Most frequent flyers are probably familiar with ‘Fuel Surcharges’. These days, for cash fares, they are generally included in the ticket price so they tend to be a bit invisible. For redemptions it’s a bit different. If you redeem on an airline such as Qantas you may find you are up for a fuel surcharge (although these days, it often goes under the more neutral name of Carrier Imposed Surcharge, without even a reason for the surcharge)
The problem with these surcharges is that your “free” ticket ends up having hundreds of dollars in taxes, fees, and surcharges added on top. When an airline imposes a fuel surcharge, it is often the biggest component of the cash payment.
Some countries placed restrictions on the airlines ability to add such a surcharge.

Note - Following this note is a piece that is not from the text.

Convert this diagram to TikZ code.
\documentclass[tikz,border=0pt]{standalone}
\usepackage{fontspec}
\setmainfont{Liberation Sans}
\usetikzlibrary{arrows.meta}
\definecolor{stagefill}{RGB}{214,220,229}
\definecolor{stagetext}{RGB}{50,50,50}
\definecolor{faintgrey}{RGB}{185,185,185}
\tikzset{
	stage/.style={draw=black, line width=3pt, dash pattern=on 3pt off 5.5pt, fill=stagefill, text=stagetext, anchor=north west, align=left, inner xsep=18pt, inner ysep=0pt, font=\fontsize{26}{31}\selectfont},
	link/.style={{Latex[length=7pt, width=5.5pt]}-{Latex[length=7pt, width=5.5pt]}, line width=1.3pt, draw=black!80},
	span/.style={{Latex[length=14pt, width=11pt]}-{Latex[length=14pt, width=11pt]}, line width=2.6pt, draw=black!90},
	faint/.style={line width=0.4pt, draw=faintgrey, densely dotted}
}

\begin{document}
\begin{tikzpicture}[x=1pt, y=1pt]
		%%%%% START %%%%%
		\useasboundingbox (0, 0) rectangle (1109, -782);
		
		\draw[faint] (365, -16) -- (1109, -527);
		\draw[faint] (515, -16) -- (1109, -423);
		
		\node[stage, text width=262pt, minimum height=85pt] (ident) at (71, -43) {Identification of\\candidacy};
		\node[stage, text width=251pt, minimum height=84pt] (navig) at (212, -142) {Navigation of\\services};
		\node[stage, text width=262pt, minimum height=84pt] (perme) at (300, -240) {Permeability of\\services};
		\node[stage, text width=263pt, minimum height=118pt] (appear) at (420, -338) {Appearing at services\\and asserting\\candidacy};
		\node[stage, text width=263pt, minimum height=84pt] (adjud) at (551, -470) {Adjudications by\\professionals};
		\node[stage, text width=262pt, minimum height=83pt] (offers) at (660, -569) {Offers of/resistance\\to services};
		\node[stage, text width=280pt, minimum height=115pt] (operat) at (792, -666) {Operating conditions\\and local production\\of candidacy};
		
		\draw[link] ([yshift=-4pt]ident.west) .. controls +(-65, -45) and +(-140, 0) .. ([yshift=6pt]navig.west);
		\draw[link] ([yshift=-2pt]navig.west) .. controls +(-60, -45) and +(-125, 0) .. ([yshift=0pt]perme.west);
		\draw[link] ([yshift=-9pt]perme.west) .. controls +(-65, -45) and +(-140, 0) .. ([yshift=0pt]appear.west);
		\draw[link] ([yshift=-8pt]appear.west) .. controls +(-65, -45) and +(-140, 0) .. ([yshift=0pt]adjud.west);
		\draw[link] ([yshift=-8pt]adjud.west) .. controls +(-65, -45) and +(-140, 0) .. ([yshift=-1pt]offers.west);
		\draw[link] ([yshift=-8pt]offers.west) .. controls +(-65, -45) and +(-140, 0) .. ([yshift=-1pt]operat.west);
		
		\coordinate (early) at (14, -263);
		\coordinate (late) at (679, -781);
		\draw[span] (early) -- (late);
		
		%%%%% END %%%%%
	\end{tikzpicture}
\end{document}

For the last few years this has include Hong Kong. This has been a boon for frequent flyers – you could book an award ticket out of Hong Kong, and not get slugged the fuel surcharge.
Hong Kong ending fuel surcharge ban
Hong Kong has announced that it will no longer ban the practice of adding a fuel surcharge. The changes arrived in an announcement regarding the need to advertise fully inclusive prices. These changes come into effect on November 1, 2018.

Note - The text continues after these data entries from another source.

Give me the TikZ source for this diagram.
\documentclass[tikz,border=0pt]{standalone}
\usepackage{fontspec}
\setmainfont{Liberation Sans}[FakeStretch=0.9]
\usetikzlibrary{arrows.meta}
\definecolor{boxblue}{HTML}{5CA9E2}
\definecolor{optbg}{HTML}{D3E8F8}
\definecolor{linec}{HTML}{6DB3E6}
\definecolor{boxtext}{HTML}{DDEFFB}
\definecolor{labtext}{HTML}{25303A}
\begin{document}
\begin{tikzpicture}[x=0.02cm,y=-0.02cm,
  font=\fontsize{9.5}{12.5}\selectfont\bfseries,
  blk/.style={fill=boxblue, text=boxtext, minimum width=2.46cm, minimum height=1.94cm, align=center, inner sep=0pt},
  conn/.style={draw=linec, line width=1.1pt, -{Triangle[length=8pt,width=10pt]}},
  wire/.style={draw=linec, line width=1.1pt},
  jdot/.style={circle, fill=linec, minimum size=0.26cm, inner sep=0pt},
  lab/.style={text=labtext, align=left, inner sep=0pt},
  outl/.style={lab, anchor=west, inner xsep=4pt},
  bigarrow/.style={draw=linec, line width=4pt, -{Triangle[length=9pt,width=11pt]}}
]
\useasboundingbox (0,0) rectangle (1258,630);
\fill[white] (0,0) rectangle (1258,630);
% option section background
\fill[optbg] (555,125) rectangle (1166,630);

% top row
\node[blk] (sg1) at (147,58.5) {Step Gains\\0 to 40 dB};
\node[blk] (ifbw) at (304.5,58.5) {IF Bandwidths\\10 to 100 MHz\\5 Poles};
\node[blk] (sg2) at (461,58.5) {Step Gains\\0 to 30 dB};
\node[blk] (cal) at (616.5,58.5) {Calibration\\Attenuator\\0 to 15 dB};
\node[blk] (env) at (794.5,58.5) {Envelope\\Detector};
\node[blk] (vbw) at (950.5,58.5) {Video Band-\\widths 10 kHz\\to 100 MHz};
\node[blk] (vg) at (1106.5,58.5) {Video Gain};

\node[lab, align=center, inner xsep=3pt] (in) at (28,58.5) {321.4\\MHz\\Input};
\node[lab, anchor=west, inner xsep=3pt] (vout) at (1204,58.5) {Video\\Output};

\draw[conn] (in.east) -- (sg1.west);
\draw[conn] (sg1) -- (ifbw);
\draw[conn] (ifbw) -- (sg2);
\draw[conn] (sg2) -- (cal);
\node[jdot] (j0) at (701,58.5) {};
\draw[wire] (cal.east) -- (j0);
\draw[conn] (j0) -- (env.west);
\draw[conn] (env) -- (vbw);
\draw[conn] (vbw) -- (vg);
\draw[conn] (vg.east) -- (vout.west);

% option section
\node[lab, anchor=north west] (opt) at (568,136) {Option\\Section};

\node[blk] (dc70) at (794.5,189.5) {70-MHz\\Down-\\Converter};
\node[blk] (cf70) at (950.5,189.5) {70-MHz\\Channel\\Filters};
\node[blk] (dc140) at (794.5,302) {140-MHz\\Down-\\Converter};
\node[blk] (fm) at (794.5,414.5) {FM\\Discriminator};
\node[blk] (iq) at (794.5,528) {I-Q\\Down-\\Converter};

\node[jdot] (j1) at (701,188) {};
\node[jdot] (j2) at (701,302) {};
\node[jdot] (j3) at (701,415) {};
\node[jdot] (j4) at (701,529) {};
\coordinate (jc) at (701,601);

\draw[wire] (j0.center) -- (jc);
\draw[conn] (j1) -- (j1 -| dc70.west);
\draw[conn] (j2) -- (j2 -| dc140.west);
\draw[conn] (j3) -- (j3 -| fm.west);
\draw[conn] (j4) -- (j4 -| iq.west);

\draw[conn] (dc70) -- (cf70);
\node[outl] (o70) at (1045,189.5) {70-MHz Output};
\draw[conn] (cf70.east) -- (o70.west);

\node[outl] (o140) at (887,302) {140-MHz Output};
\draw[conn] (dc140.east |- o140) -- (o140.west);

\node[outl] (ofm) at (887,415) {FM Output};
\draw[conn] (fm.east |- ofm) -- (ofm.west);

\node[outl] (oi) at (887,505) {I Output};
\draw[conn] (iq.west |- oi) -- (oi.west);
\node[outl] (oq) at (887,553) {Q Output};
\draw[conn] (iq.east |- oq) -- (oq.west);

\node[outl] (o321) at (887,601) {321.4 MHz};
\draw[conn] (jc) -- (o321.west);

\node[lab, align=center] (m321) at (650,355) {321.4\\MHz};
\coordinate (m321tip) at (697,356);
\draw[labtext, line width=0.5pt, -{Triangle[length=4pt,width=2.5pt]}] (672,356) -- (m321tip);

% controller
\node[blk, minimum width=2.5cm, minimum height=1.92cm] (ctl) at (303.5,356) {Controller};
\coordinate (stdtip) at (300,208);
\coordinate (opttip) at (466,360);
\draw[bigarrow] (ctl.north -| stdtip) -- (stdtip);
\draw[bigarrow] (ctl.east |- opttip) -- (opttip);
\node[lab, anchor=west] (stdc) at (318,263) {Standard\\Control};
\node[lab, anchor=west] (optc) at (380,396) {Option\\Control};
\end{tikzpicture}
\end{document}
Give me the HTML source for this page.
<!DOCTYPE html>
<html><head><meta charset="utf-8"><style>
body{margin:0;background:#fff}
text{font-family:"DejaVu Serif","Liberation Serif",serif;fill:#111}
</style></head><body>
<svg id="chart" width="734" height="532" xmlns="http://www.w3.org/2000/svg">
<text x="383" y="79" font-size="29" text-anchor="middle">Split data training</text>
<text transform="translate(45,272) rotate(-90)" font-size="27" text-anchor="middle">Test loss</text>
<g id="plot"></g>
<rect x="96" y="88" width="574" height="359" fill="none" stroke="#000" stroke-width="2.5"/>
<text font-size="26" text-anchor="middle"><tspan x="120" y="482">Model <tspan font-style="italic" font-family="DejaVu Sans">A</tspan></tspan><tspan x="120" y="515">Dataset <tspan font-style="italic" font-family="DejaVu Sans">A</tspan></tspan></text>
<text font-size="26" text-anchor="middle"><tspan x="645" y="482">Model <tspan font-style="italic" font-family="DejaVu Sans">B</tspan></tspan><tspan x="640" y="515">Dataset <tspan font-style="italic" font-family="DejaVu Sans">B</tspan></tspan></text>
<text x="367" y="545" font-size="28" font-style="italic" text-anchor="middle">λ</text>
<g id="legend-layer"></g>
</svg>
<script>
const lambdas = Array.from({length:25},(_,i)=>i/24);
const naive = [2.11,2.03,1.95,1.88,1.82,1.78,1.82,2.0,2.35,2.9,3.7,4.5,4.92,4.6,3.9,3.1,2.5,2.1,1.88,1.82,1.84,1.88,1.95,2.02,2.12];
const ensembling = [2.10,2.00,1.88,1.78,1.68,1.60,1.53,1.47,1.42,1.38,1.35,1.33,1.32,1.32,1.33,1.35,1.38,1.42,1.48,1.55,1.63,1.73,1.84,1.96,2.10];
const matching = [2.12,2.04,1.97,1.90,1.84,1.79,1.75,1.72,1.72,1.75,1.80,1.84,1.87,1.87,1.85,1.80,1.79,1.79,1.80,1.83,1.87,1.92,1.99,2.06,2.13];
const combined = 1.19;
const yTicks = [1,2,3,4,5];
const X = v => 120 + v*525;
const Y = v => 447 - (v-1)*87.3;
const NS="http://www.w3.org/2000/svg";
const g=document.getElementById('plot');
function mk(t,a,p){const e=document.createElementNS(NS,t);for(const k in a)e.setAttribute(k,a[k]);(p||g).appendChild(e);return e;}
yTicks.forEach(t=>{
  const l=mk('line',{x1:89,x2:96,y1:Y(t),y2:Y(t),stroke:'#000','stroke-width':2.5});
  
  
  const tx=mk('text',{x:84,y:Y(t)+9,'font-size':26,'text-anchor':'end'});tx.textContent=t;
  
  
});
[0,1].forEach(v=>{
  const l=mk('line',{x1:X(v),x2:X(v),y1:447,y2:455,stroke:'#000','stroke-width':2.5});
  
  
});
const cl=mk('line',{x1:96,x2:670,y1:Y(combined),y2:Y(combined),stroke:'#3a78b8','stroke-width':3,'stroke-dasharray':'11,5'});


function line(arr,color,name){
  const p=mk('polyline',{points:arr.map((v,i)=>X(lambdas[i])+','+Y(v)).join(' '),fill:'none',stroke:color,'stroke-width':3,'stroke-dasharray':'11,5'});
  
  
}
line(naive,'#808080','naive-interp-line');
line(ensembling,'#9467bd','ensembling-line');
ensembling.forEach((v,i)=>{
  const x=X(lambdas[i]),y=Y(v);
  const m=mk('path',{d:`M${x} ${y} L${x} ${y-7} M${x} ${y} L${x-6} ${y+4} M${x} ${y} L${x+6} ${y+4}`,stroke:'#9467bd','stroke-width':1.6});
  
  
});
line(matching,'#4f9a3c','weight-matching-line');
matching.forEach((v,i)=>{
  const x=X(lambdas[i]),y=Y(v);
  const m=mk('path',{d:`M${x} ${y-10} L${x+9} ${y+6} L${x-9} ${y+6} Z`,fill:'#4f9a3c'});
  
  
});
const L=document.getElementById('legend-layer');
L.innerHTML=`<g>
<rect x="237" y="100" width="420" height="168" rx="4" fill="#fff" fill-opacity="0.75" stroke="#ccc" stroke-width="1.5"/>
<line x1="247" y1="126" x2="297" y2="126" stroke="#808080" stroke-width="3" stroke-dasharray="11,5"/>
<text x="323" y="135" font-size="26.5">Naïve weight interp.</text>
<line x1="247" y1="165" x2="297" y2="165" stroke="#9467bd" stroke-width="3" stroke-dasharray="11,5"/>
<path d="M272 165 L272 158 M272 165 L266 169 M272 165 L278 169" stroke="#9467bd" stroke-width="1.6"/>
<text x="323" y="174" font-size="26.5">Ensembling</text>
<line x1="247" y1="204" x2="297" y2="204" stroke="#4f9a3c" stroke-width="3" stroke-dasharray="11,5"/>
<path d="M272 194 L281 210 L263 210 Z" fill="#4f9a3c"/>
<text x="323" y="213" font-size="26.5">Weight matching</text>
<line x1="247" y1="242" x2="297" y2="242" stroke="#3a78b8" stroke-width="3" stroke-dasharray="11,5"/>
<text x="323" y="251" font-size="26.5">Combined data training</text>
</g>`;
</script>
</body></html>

Under the new display requirements, airlines are required to show the fully inclusive price. This must be the total of all the ‘must-pay’ components of the fare. They will also be required to show a breakdown of all elements in that fare.

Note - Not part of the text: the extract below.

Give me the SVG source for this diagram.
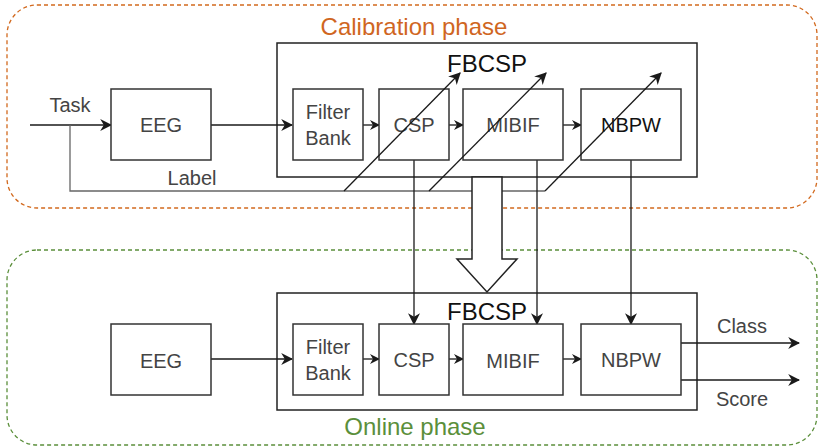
<svg xmlns="http://www.w3.org/2000/svg" width="818" height="448" viewBox="0 0 818 448">
<defs>
<marker id="ah" viewBox="0 0 10 10" refX="9" refY="5" markerWidth="10" markerHeight="10" markerUnits="userSpaceOnUse" orient="auto">
<path d="M0,0 L10,5 L0,10 L3,5 z" fill="#1a1a1a"/>
</marker>
<marker id="ahs" viewBox="0 0 10 10" refX="9" refY="5" markerWidth="12" markerHeight="12" markerUnits="userSpaceOnUse" orient="auto">
<path d="M0,0 L10,5 L0,10 L3,5 z" fill="#1a1a1a"/>
</marker>
</defs>
<style>
.box{fill:#fff;stroke:#333;stroke-width:1.5}
.grp{fill:none;stroke:#222;stroke-width:1.5}
.lbl{font-family:"Liberation Sans",Arial,sans-serif;font-size:20px;fill:#444;text-anchor:middle}
.big{font-family:"Liberation Sans",Arial,sans-serif;font-size:24px;fill:#111;text-anchor:middle}
.ttl{font-family:"Liberation Sans",Arial,sans-serif;font-size:24px;text-anchor:middle}
.ln{fill:none;stroke:#1a1a1a;stroke-width:1.3}
.gl{fill:none;stroke:#666;stroke-width:1.3}
</style>
<g id="calibration">
<rect x="7" y="5" width="810" height="203" rx="30" ry="30" fill="none" stroke="#D2691E" stroke-width="1.3" stroke-dasharray="4,3"/>
<text class="ttl" x="414" y="35" fill="#D0661F">Calibration phase</text>
</g>
<g id="online">
<rect x="7" y="250" width="810" height="195" rx="30" ry="30" fill="none" stroke="#5B8F3B" stroke-width="1.3" stroke-dasharray="4,3"/>
<text class="ttl" x="415" y="435" fill="#5B8F3B">Online phase</text>
</g>
<g id="fbcsp-cal"><rect class="grp" x="277" y="43" width="420" height="134"/></g>
<g id="fbcsp-onl"><rect class="grp" x="277" y="293" width="420" height="117"/></g>
<g id="connectors">
<line class="ln" x1="30" y1="125" x2="111" y2="125" marker-end="url(#ahs)"/>
<polyline class="gl" points="70,125 70,191 545,191"/>
<line class="ln" x1="211" y1="125" x2="292" y2="125" marker-end="url(#ahs)"/>
<line class="ln" x1="363" y1="125" x2="379" y2="125" marker-end="url(#ah)"/>
<line class="ln" x1="449" y1="125" x2="463" y2="125" marker-end="url(#ah)"/>
<line class="ln" x1="563" y1="125" x2="581" y2="125" marker-end="url(#ah)"/>
<line class="ln" x1="211" y1="359" x2="292" y2="359" marker-end="url(#ahs)"/>
<line class="ln" x1="363" y1="359" x2="379" y2="359" marker-end="url(#ah)"/>
<line class="ln" x1="449" y1="359" x2="463" y2="359" marker-end="url(#ah)"/>
<line class="ln" x1="563" y1="359" x2="581" y2="359" marker-end="url(#ah)"/>
<line class="ln" x1="414" y1="160" x2="414" y2="324" marker-end="url(#ahs)"/>
<line class="ln" x1="537" y1="160" x2="537" y2="324" marker-end="url(#ahs)"/>
<line class="ln" x1="631" y1="160" x2="631" y2="324" marker-end="url(#ahs)"/>
<line class="ln" x1="681" y1="343" x2="799" y2="343" marker-end="url(#ahs)"/>
<line class="ln" x1="681" y1="380" x2="799" y2="380" marker-end="url(#ahs)"/>
<path d="M472,177 L502,177 L502,259 L517,259 L487,292 L457,259 L472,259 Z" fill="#fff" stroke="#222" stroke-width="1.5"/>
</g>
<g id="eeg-cal"><rect class="box" x="111" y="89" width="100" height="71"/><text class="lbl" x="161" y="132">EEG</text></g>
<g id="fb-cal"><rect class="box" x="293" y="89" width="70" height="71"/><text class="lbl" x="328" y="119">Filter</text><text class="lbl" x="328" y="145">Bank</text></g>
<g id="csp-cal"><rect class="box" x="379" y="89" width="70" height="71"/><text class="lbl" x="414" y="132">CSP</text></g>
<g id="mibif-cal"><rect class="box" x="463" y="89" width="100" height="71"/><text class="lbl" x="513" y="132">MIBIF</text></g>
<g id="nbpw-cal"><rect class="box" x="581" y="89" width="100" height="71"/><text class="lbl" x="631" y="132" style="fill:#111">NBPW</text></g>
<g id="eeg-onl"><rect class="box" x="111" y="324" width="100" height="71"/><text class="lbl" x="161" y="368">EEG</text></g>
<g id="fb-onl"><rect class="box" x="293" y="324" width="70" height="71"/><text class="lbl" x="328" y="354">Filter</text><text class="lbl" x="328" y="380">Bank</text></g>
<g id="csp-onl"><rect class="box" x="379" y="324" width="70" height="71"/><text class="lbl" x="414" y="367">CSP</text></g>
<g id="mibif-onl"><rect class="box" x="463" y="324" width="100" height="71"/><text class="lbl" x="513" y="368">MIBIF</text></g>
<g id="nbpw-onl"><rect class="box" x="581" y="324" width="100" height="71"/><text class="lbl" x="631" y="367">NBPW</text></g>
<g id="diagonals">
<line class="ln" x1="344" y1="191" x2="460" y2="73" marker-end="url(#ahs)"/>
<line class="ln" x1="429" y1="191" x2="546" y2="73" marker-end="url(#ahs)"/>
<line class="ln" x1="545" y1="191" x2="661" y2="73" marker-end="url(#ahs)"/>
</g>
<g id="labels">
<text class="big" x="487" y="72">FBCSP</text>
<text class="big" x="487" y="320">FBCSP</text>
<text class="lbl" x="70" y="112">Task</text>
<text class="lbl" x="192" y="185">Label</text>
<text class="lbl" x="742" y="333">Class</text>
<text class="lbl" x="742" y="406">Score</text>
</g>
</svg>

How will airlines respond?
The new rules have only recently been introduced, so there has not been any formal announcement from the airlines as yet. One would think, however, that airlines that currently charge Fuel Surcharges in other markets will commence charging the surcharge ex-Hong Kong.
We will wait and see how such airlines respond. Airlines that levy surcharges on redemptions include Qantas, Cathay Pacific, British Airways and Emirates. On the other hand, it may not affect Velocity redemptions, as these do not typically include a fuel surcharge.
Fortunately, there are five weeks until these changes kick in. It may be worth looking at your options if you’ve been thinking of using your points through Hong Kong.